Futbolun evrensel ve birleştirici gücü olduğuna inanan insandır. Tribünlerde, kahvehanelerde, ișyerlerinde sevmediğin bir insanla dahi aynı sevinci paylaşabildiğin futbol. Stada gittiğinde hiç tanımadığın bir insanla kendini sarılmış, havalara zıplarken bulabildiğin futbol. Türküyle, Kürdüyle, Alevisiyle, Ateistiyle, dindarıyla aynı marşı söylerken bulabilirsin kendini ve bunları yaparken, sadece takımını düşünürsün. Kimin ne olduğunu değil. Dünya üzerinde en çok oynanan ve en çok takipçisinin olduğu spor dalı kuşkusuz futbol. Ne zaman, kim tarafından bulunduğu konusunda inanılmaz rivayetler olsa da birçok ülke futbolu önce kendisinin bulduğunu ve dünyaya onlardan yayıldığını iddia eder. Sepp Blatter bir röportajında futbolu kim buldu sorusuna tokat gibi bir cevap verir "yazılı kayıtlar incelendiğinde futbolun ilk kez M.Ö. 4000’li yıllarda Çinliler tarafından oynandığı da açıkça ifade ediliyor. Elbette, o gün oynanan futbol bugünkünden çok farklı bir biçimdeydi. Bugünkü haline ise tabii ki İngilizler getiriyor." Sözlerine şöyle devam eder: “İngilizlere futbolu kurumsallaştırdıkları için teşekkür etmeliyiz. Ancak Çin’de bu oyunun binlerce yıl önce oynandığına dair kanıtları da reddedemeyiz" der. Türkiye’de ilk zamanlarda futbol mahalle aralarında, boş arsalarda oynanmaktaydı. Şimdiki gibi her yer beton yığını değildi. Araba çarpacak, başına bir şey gelecek korkusu olmadan insanlar buralarda oynamaktaydılar. Modernleşmeyle beraber futbol bir endüstri halini aldı. Dünyada yapılan harcamalara bakıldığında futbol ilk üçün içine rahatlıkla giriyor. Savunma sanayi, tıp ve futbol.
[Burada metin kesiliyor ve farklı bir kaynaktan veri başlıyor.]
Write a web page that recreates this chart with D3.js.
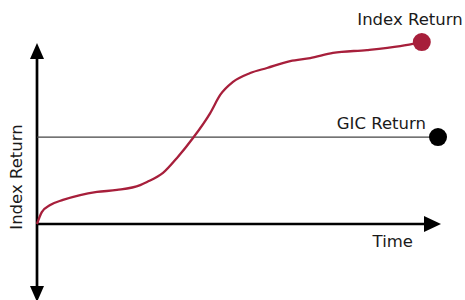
<!DOCTYPE html>
<html>
<head>
<meta charset="utf-8">
<script src="https://cdnjs.cloudflare.com/ajax/libs/d3/7.8.5/d3.min.js"></script>
<style>
  body { margin: 0; background: #fff; }
  text { font-family: "DejaVu Sans", sans-serif; font-size: 16.5px; fill: #1a1a1a; }
</style>
</head>
<body>
<svg id="chart"></svg>
<script>
// index return path, time vs return (arbitrary units)
const indexTime   = [0, 0.12, 0.33, 0.65, 1.08, 1.5, 2.0, 2.58, 2.75, 3.15, 3.5, 3.9, 4.33, 4.58, 4.9, 5.33, 5.75, 6.33, 6.83, 7.4, 8.25, 9.08, 9.62];
const indexReturn = [0, 0.66, 1.05, 1.33, 1.6, 1.77, 1.88, 2.15, 2.32, 2.82, 3.65, 4.75, 6.13, 7.13, 7.85, 8.34, 8.62, 9.0, 9.17, 9.45, 9.61, 9.83, 10.05];
const gicReturn = 4.8;
const gicEnd = 10;
const labels = { index: "Index Return", gic: "GIC Return", x: "Time", y: "Index Return" };

const width = 465, height = 300;
const svg = d3.select("#chart").attr("width", width).attr("height", height);

const x = d3.scaleLinear().domain([0, 10]).range([37, 437]);
const y = d3.scaleLinear().domain([0, 10]).range([224, 43]);

const red = "#a71f3b";

// axes with arrow heads
const x0 = x(0), y0 = y(0);
svg.append("line").attr("x1", x0).attr("y1", y0).attr("x2", 428).attr("y2", y0)
    .attr("stroke", "#000").attr("stroke-width", 2.7);
svg.append("path").attr("d", `M441,${y0} L424,${y0 - 8} L424,${y0 + 8} Z`).attr("fill", "#000");

svg.append("line").attr("x1", x0).attr("y1", 55).attr("x2", x0).attr("y2", 292)
    .attr("stroke", "#000").attr("stroke-width", 2.7);
svg.append("path").attr("d", `M${x0},43 L${x0 - 7},59 L${x0 + 7},59 Z`).attr("fill", "#000");
svg.append("path").attr("d", `M${x0},302 L${x0 - 7},286 L${x0 + 7},286 Z`).attr("fill", "#000");

// GIC line
svg.append("line")
    .attr("x1", x0).attr("y1", y(gicReturn))
    .attr("x2", x(gicEnd)).attr("y2", y(gicReturn))
    .attr("stroke", "#444").attr("stroke-width", 1.4);
svg.append("circle").attr("cx", x(gicEnd) + 1).attr("cy", y(gicReturn)).attr("r", 9).attr("fill", "#000");

// index line
const pts = indexTime.map((t, i) => [t, indexReturn[i]]);
const line = d3.line().x(d => x(d[0])).y(d => y(d[1])).curve(d3.curveMonotoneX);
svg.append("path").attr("d", line(pts))
    .attr("fill", "none").attr("stroke", red).attr("stroke-width", 2.3);
const last = pts[pts.length - 1];
svg.append("circle").attr("cx", x(last[0])).attr("cy", y(last[1])).attr("r", 9).attr("fill", red);

// labels
svg.append("text").attr("x", 410).attr("y", 25).attr("text-anchor", "middle").text(labels.index);
svg.append("text").attr("x", 426).attr("y", 129).attr("text-anchor", "end").text(labels.gic);
svg.append("text").attr("x", 413).attr("y", 247).attr("text-anchor", "end").text(labels.x);
svg.append("text").attr("transform", "translate(22,177) rotate(-90)")
    .attr("text-anchor", "middle").text(labels.y);
</script>
</body>
</html>
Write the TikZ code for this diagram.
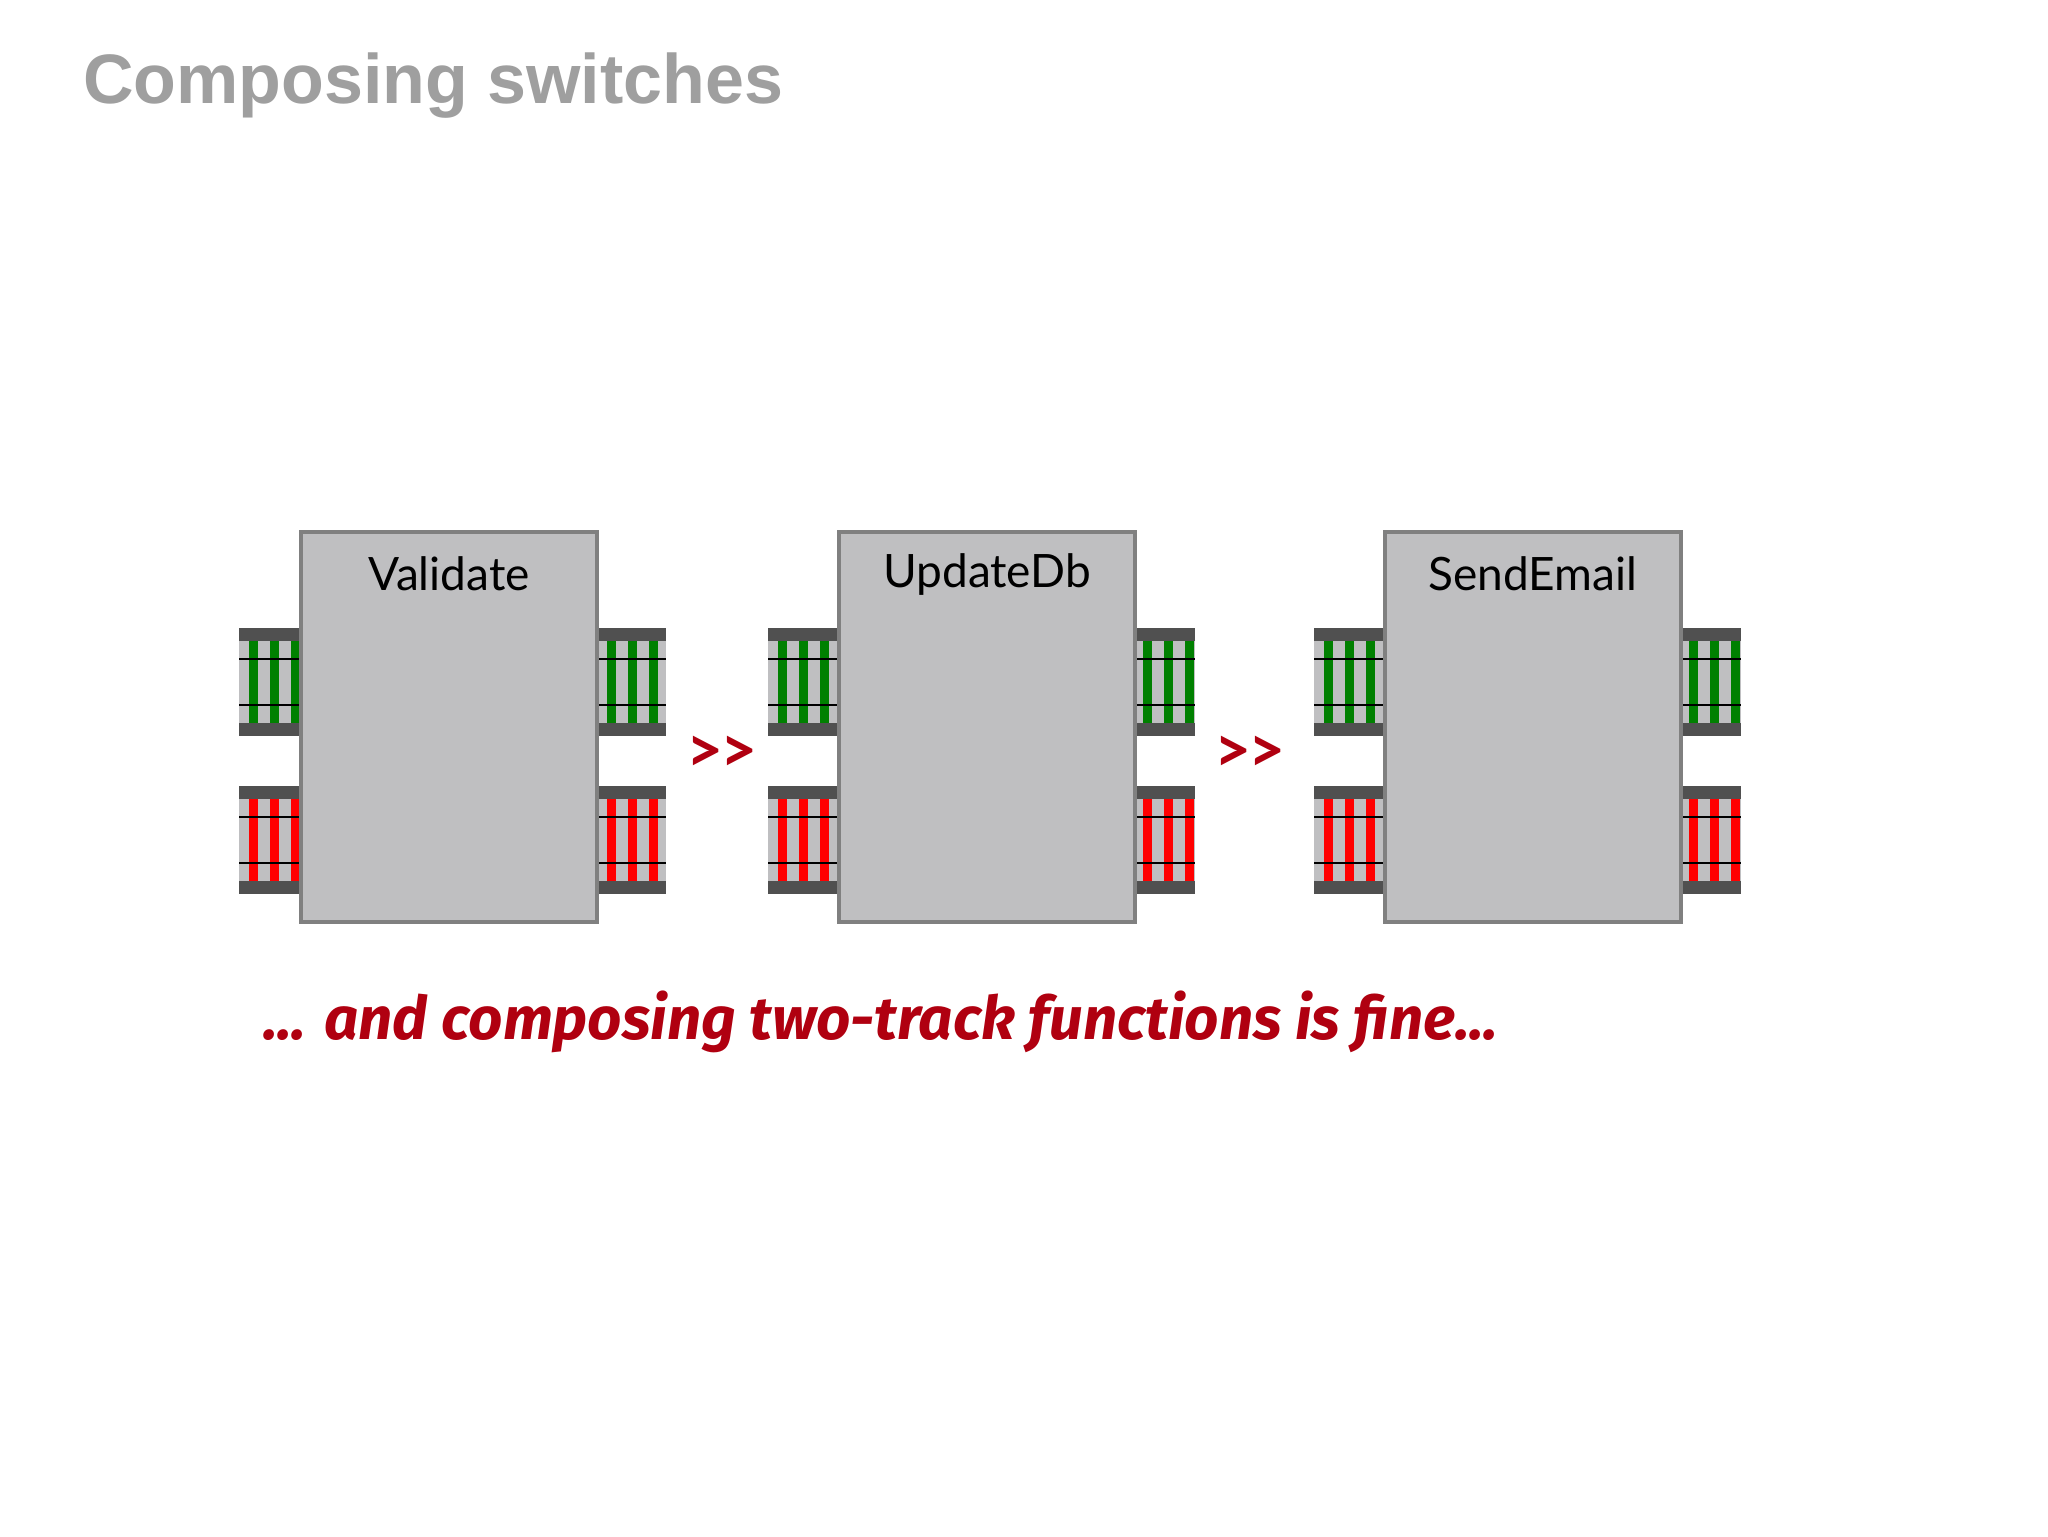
\documentclass[tikz,border=0pt]{standalone}
\usepackage{fontspec}
\setmainfont{Lato}
\newfontfamily\titlefont{Liberation Sans}
\newfontfamily\handfont{Fira Sans}
\definecolor{tiegreen}{HTML}{008000}
\definecolor{tiered}{HTML}{FF0000}
\definecolor{boxgray}{HTML}{BFBFC1}
\definecolor{boxedge}{HTML}{808080}
\definecolor{darkband}{HTML}{505050}
\definecolor{hand}{HTML}{B00010}
\newcommand{\railtrack}[4]{% x1 x2 ytop color
  \fill[boxgray] (#1,#3) rectangle (#2,#3+108);
  \begin{scope}
    \clip (#1,#3) rectangle (#2,#3+108);
    \foreach \i in {0,...,4}{\fill[#4] (#1+10+\i*21,#3) rectangle ++(9,108);}
  \end{scope}
  \fill[darkband] (#1,#3) rectangle (#2,#3+13);
  \fill[darkband] (#1,#3+95) rectangle (#2,#3+108);
  \draw[black,line width=1pt] (#1,#3+31) -- (#2,#3+31);
  \draw[black,line width=1pt] (#1,#3+77) -- (#2,#3+77);
}
\tikzset{fn/.style={draw=boxedge,fill=boxgray,line width=2pt,minimum width=148pt,minimum height=195pt,anchor=north west,inner sep=0},
 lbl/.style={font=\fontsize{23}{27}\selectfont},
 op/.style={text=hand,font=\bfseries\fontsize{32}{36}\selectfont}}
\begin{document}
\begin{tikzpicture}[x=0.5pt,y=-0.5pt]
\useasboundingbox (0,0) rectangle (2048,1536);
\fill[white] (0,0) rectangle (2048,1536);
\node[anchor=west,text=gray!75,font=\titlefont\bfseries\fontsize{35}{40}\selectfont] (title) at (76,86) {Composing switches};
% tracks
\foreach \a/\b in {239/300,597/666,768/838,1133/1195,1314/1384,1679/1741}{
  \railtrack{\a}{\b}{628}{tiegreen}
  \railtrack{\a}{\b}{786}{tiered}
}
\node[fn] (v) at (299,530) {};
\node[fn] (u) at (837,530) {};
\node[fn] (s) at (1383,530) {};
\node[lbl] (vl) at ([yshift=-22]v.north) {Validate};
\node[lbl] (ul) at ([yshift=-22]u.north) {UpdateDb};
\node[lbl] (sl) at ([yshift=-22]s.north) {SendEmail};
\node[op] (o1) at (722,754) {{>}\kern-2pt{>}};
\node[op] (o2) at (1250,754) {{>}\kern-2pt{>}};
\node[anchor=west,text=hand,font=\handfont\itshape\bfseries\fontsize{30}{36}\selectfont] (cap) at (256,1022) {... and composing two-track functions is fine...};
\end{tikzpicture}
\end{document}
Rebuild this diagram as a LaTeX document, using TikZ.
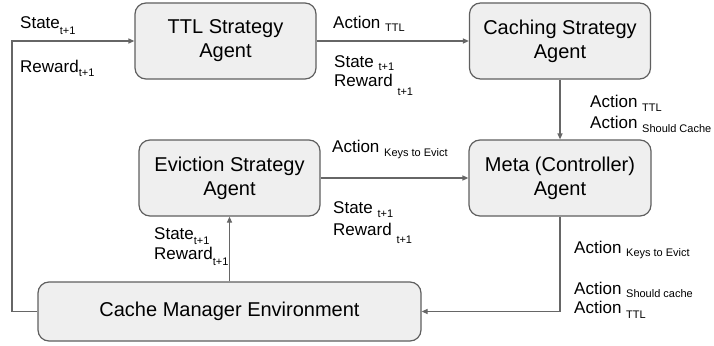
\documentclass[tikz,border=0pt]{standalone}
\usepackage{fontspec}
\setmainfont{Liberation Sans}
\usetikzlibrary{arrows.meta}
\definecolor{boxfill}{HTML}{EFEFEF}
\definecolor{boxline}{HTML}{5F5F5F}
\definecolor{conn}{HTML}{666666}
\newcommand\subtx[2][-6pt]{\raisebox{#1}{\fontsize{11}{13}\selectfont #2}}
\begin{document}
\begin{tikzpicture}[x=1pt,y=-1pt,
  agent/.style={draw=boxline,fill=boxfill,line width=1.2pt,rounded corners=11pt,
    minimum width=181pt,minimum height=76pt,align=center,inner sep=0pt,
    font=\fontsize{20}{24}\selectfont},
  arr/.style={draw=conn,line width=1.2pt,-{Triangle[length=6pt,width=5pt]}},
  lab/.style={anchor=base west,inner sep=0pt,font=\fontsize{17}{19}\selectfont}]
\useasboundingbox (0,0) rectangle (714,345);
\node[agent] (ttl) at (225.5,41) {TTL Strategy\\Agent};
\node[agent] (cach) at (560,41) {Caching Strategy\\Agent};
\node[agent] (evic) at (229.5,178) {Eviction Strategy\\Agent};
\node[agent,minimum width=182pt] (meta) at (560,178) {Meta (Controller)\\Agent};
\node[agent,minimum width=383pt,minimum height=59pt] (cme) at (229.5,311.5) {Cache Manager Environment};
\coordinate (lc) at (12,311.5);
% connectors
\draw[arr] (ttl) -- (cach);
\draw[arr] (cach) -- (meta);
\draw[arr] (evic) -- (meta);
\draw[arr] (meta.south) |- (cme.east);
\draw[arr] (cme) -- (evic);
\draw[arr] (cme.west) -- (lc) |- (ttl.west);
% labels
\node[lab] (l1) at (20,29) {State\subtx[-6pt]{t+1}};
\node[lab] (l2) at (20,72) {Reward\subtx[-5pt]{t+1}};
\node[lab] (l3) at (333,29) {Action \subtx[-3pt]{TTL}};
\node[lab] (l4) at (334,67) {State \subtx[-3pt]{t+1}};
\node[lab] (l5) at (334,86) {Reward \subtx[-9pt]{t+1}};
\node[lab] (l6) at (590,107) {Action \subtx[-4pt]{TTL}};
\node[lab] (l7) at (590,128) {Action \subtx[-4pt]{Should Cache}};
\node[lab] (l8) at (332,152) {Action \subtx[-4pt]{Keys to Evict}};
\node[lab] (l9) at (333,213) {State \subtx[-4pt]{t+1}};
\node[lab] (l10) at (333,235) {Reward \subtx[-8pt]{t+1}};
\node[lab] (l11) at (154,239) {State\subtx[-5pt]{t+1}};
\node[lab] (l12) at (154,259) {Reward\subtx[-6pt]{t+1}};
\node[lab] (l13) at (574,253) {Action \subtx[-3pt]{Keys to Evict}};
\node[lab] (l14) at (574,294) {Action \subtx[-3pt]{Should cache}};
\node[lab] (l15) at (574,313) {Action \subtx[-5pt]{TTL}};
\end{tikzpicture}
\end{document}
Uruguay ve Brezilya arasında Maracana Stadyumunda oynanan 1950 dünya kupası finali, 199 bin 854 seyirci ile tüm zamanların tribün rekoruna sahip olmaya devam ediyor. Böyle olunca futbol, insanların ilgisini çekmeye başladı. Bu büyük pastadan menfâatlenmek isteyen, milyonlarca insan ortaya çıktı. Sektör insanların iştahını kabarttı. Seyirci faktörü, nam, şöhret, para insanlara çok cazip gelmeye başladı. Pele, üç kez Dünya Kupası kazandı. Pele’nin tek rekoru bu değildi. Aynı zamanda birçok gol rekorunun da sahibi oldu. Bir maçta tam 8 gol, 6 maçta 5 gol tam 92 kez de hat-trick yaptı. İnsanlar futbolcu olma hayâliyle yaşamaya başladılar. Bir gün bir Pele bir Laudrup gibi futbolcu olmayı kim istemez. Danimarka'lı futbolcu Michael Laudrup' hatırladınız mı? Laudrup Barcelona'nın Real Madrid'i 5-0 yendiği maçta Barcelona forması giyiyordu. Real Madrid’in Barcelona’yı 5-0 yendiği maçta ise Real Madrid forması ile sahadaydı.
Gücün ve mutluluğun temeli sağlıktır. Evde kalın, sabredin.